1n2: relative index of refraction. if >1, bend towards normal, light slows down. if <1, bend away from normal, light speeds up. if =1, no change in refraction or speed.

n2: where the light ends up.
n1: where the light begins.

Question 30

Snell’s law.

Answer 30

n1 sin(i) = n2 sin(R)

n1: initial material.
n2: end material.
i: incident angle.
R: refracted angle.

if R is undefined, there is no refraction. (only possible when travelling from slower to faster mediums).

Question 31

Why are cut diamonds so sparkly?

Answer 31

They have high indexes of refraction and are cut so that light will go through internal reflection many times before being scattered, leading to a sparkly appearance.

Question 32

How do you find relative index of refraction using the angle of incidence and refraction?

Answer 32

1n2 = sin(i) / sin(R)

Question 33

At what point does total internal reflection occur?

Answer 33

When the incident ray’s angle is greater than the critical angle.

Question 34

How is the critical angle found?

Answer 34

n1 sin(i) = n2 sin(R)

R = 90

n1 sin(i) = n2 sin(90)
n1 sin(i) = n2 * 1
sin(i) = n2 / n1
i = sin^-1(n2/n1)
i = sin^-1(1n2)

Question 35

SALT for flat mirror reflection.

Answer 35

S: No magnification / no change in size.
A: Erect.
L: Behind the mirror (opposite of the object).
T: virtual.

Question 36

Steps for raytracing of flat mirror.

Answer 36

1: locate the image (draw it on the opposite side of the mirror).
2: draw a line from eye to image.
3: draw a line from the object to the point of incidence of the previous line.
4: Draw the normal line.
5: measure the angle of incidence and reflection (they should be equal).

Question 37

What is the principle axis line?

Answer 37

The line that passes through the vertex and center of curvature of a curved mirror.

Question 38

What is the vertex of a mirror?

Answer 38

The geometric center of the reflecting surface (labeled V)

Question 39

What is the center of curvature.

Answer 39

Center of the spherical reflecting surface (Labelled C).

Question 40

What is the radius of curvature?

Answer 40

Distance from the center of curvature to the mirror (R)

Question 41

What is the principle focus?

Answer 41

The point on the principle axis line where light rays travelling parallel to the axis line pass through, or seem to pass through.
Halfway between V and C. (V/2)

Question 42

What is the focal length?

Answer 42

Distance between Focus and Vertex.

Question 43

What is the focal plane?

Answer 43

A perpendicular line that holds any foci that exist from converging rays.

Question 44

Characteristics of concave mirrors (SALT).

Answer 44

S: Larger or smaller.
A: Erect or Inverted.
L: Behind or in front of the mirror.
T: Real or virtual.

Question 45

Characteristics of convex mirrors (SALT).

Answer 45

S: Always smaller (like a passenger-side mirror).
A: Always erect.
L: Always behind the mirror.
T: Always virtual.

Question 46

Describe the 3 rays used to locate an image with a curved mirror.

Answer 46

1. Passes through focus - Reflects parallel.
2. Travels parallel to axis - reflects through focus (or appears to).
3. Travels through C - reflects back. (Might not pass through C on the incident, but a continuation of line intersects C).

Question 47

What aspect of images changes from mirrors to lenses?

Answer 47

Real images are on the same side of the mirror as the object.
Real images are on the opposite side of the mirror as the lense.

Question 48

Describe the 3 light rays used to locate an image for lenses.

Answer 48

Convex lenses:

1. Ray hits the center and passes straight through.
2. Ray passes through F’ and travels parallel after lense.
3. ray travels parallel to the axis, ray travels through F.

Concave lenses:

1. Ray hits the center and passes straight through.
2. ray travels parallel to the axis, reflecting as it came from F’.
3. Ray heading towards F, ray travels parallel after lense.
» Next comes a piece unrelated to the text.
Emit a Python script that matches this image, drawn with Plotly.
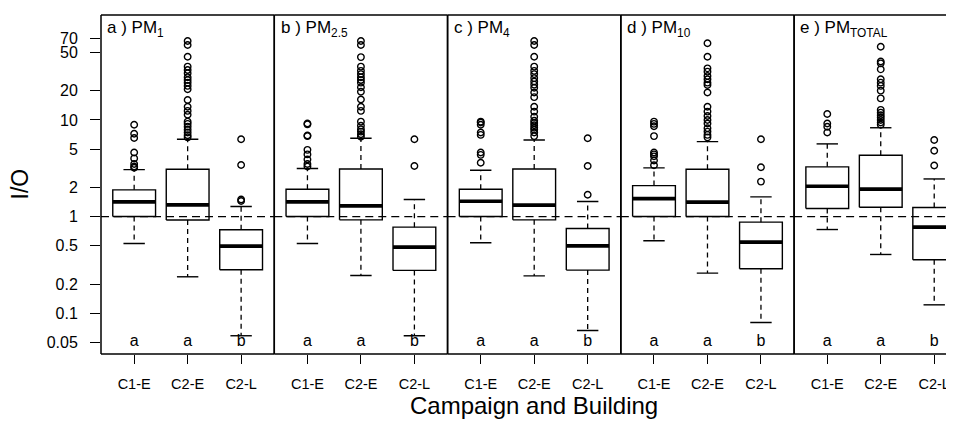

F is opposite side of lense as object.
F’ is same side of lense as object.

Question 49

1/do + 1/di = 1/f and hi/ho = -di/do = M

Answer 49

Finds the focus or a mirror or lense, or the distance of an object from the mirror/lense, or the distance of an image from the mirror/lense.

if d is positive, image is real (unless it’s a lense).
Remember that f for lenses is on the opposite side than the object.

h is height
d is distance
i is image
o is object
M is magnitude
f is focus.

Question 50

What is spherical aberration? How is it solved?

Answer 50

An optical problem that occurs when all incoming light rays end up focusing at different points after passing through a spherical surface.

Cheap way to solve it is to cover the outer edge of the mirror.
Proper way to solve it is to use a parabolic shape instead of a spherical one.

Question 51

What is chromatic aberration. How is it solved?

Answer 51

The more spherical the shape of the lense, the more different light waves are refracted.
This causes dispersion of colour.

Solved by using an additional part to bend waves back together at the focal point. (Two different types of glass, like crown and flint).